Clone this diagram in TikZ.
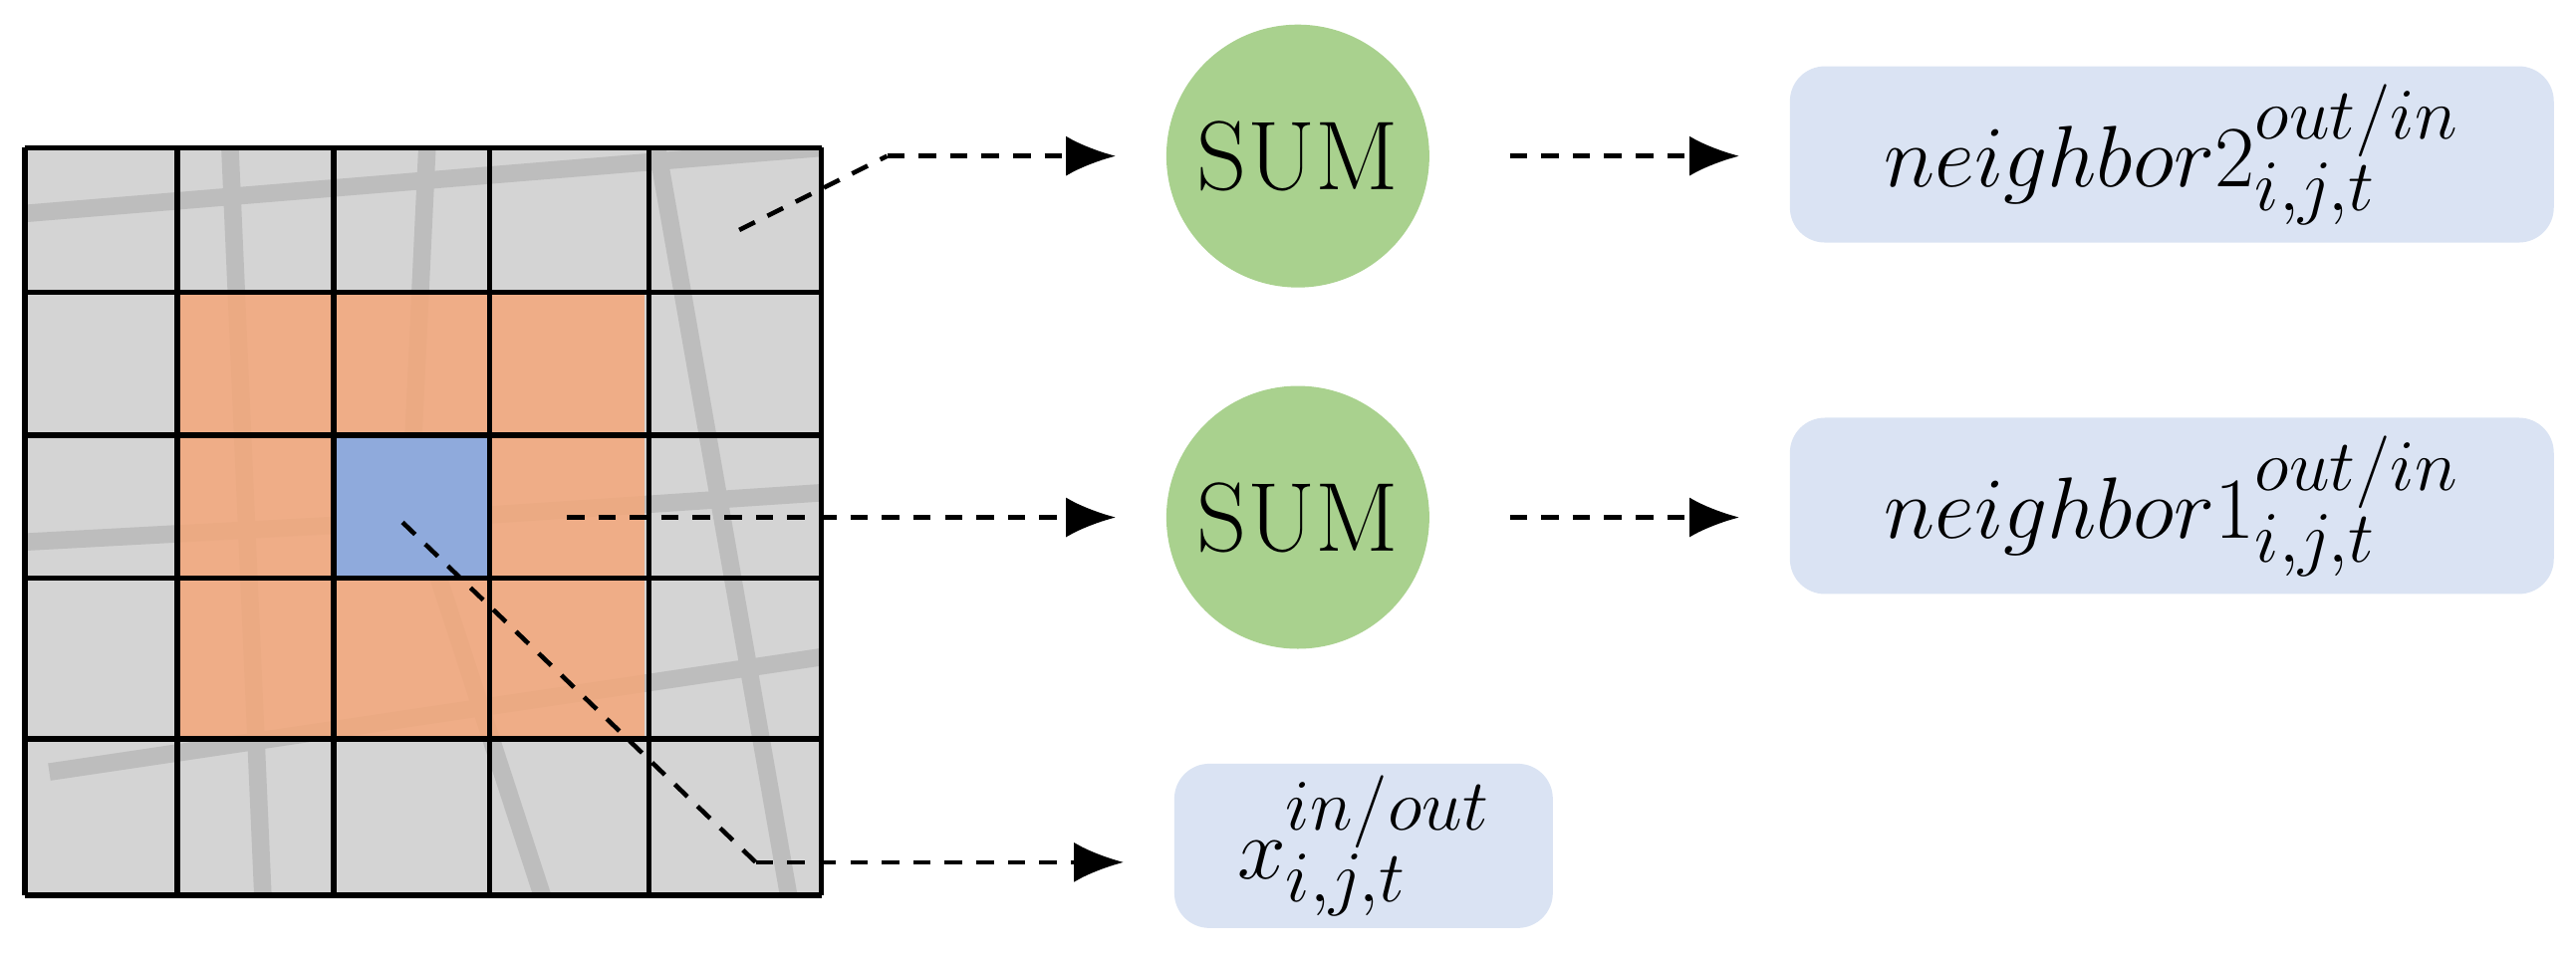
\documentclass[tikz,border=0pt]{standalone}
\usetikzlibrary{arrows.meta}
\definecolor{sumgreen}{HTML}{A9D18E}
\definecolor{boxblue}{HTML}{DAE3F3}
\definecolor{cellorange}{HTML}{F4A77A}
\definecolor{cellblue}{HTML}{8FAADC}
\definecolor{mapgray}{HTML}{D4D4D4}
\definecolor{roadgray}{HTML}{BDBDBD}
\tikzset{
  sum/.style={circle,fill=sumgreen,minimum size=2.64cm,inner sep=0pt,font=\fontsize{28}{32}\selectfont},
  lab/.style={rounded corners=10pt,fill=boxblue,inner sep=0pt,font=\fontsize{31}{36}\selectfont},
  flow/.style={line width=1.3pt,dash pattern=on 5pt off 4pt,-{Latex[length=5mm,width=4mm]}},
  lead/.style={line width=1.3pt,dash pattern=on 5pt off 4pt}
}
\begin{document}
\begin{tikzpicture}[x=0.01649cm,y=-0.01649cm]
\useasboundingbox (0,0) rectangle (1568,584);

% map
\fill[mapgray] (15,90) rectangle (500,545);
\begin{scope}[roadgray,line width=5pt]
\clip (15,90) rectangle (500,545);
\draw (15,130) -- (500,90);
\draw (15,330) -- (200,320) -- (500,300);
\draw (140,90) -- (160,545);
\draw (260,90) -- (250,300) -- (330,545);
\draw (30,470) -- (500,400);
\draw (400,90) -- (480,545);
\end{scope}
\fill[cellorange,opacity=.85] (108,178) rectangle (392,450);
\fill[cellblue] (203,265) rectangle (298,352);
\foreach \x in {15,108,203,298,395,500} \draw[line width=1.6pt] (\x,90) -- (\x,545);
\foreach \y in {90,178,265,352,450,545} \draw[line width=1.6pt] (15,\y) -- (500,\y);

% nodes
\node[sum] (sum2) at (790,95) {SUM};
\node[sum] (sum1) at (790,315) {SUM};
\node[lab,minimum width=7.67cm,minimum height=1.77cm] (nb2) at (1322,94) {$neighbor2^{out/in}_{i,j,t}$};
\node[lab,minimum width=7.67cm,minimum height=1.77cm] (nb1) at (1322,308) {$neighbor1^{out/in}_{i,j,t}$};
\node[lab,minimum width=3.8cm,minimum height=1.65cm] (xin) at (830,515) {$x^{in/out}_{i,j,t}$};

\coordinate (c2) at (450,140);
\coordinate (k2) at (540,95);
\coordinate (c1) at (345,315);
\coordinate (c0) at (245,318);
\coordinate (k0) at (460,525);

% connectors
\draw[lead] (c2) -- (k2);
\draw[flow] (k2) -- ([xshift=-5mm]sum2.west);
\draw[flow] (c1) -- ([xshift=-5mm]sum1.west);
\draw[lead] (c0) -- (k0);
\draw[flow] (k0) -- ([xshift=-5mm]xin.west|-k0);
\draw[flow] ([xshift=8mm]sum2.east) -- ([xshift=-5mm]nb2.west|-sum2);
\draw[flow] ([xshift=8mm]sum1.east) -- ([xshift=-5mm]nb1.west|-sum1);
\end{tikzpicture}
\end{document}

◇ ◇ ◇ ◇ ◇ ◇ ◇

--- Brief ---
In the data above, please extract the lines from the first one through the line with "(0,0) rectangle (1568,584);", exactly, and keep pictures out.

--- Expected answer ---
Clone this diagram in TikZ.
\documentclass[tikz,border=0pt]{standalone}
\usetikzlibrary{arrows.meta}
\definecolor{sumgreen}{HTML}{A9D18E}
\definecolor{boxblue}{HTML}{DAE3F3}
\definecolor{cellorange}{HTML}{F4A77A}
\definecolor{cellblue}{HTML}{8FAADC}
\definecolor{mapgray}{HTML}{D4D4D4}
\definecolor{roadgray}{HTML}{BDBDBD}
\tikzset{
  sum/.style={circle,fill=sumgreen,minimum size=2.64cm,inner sep=0pt,font=\fontsize{28}{32}\selectfont},
  lab/.style={rounded corners=10pt,fill=boxblue,inner sep=0pt,font=\fontsize{31}{36}\selectfont},
  flow/.style={line width=1.3pt,dash pattern=on 5pt off 4pt,-{Latex[length=5mm,width=4mm]}},
  lead/.style={line width=1.3pt,dash pattern=on 5pt off 4pt}
}
\begin{document}
\begin{tikzpicture}[x=0.01649cm,y=-0.01649cm]
\useasboundingbox (0,0) rectangle (1568,584);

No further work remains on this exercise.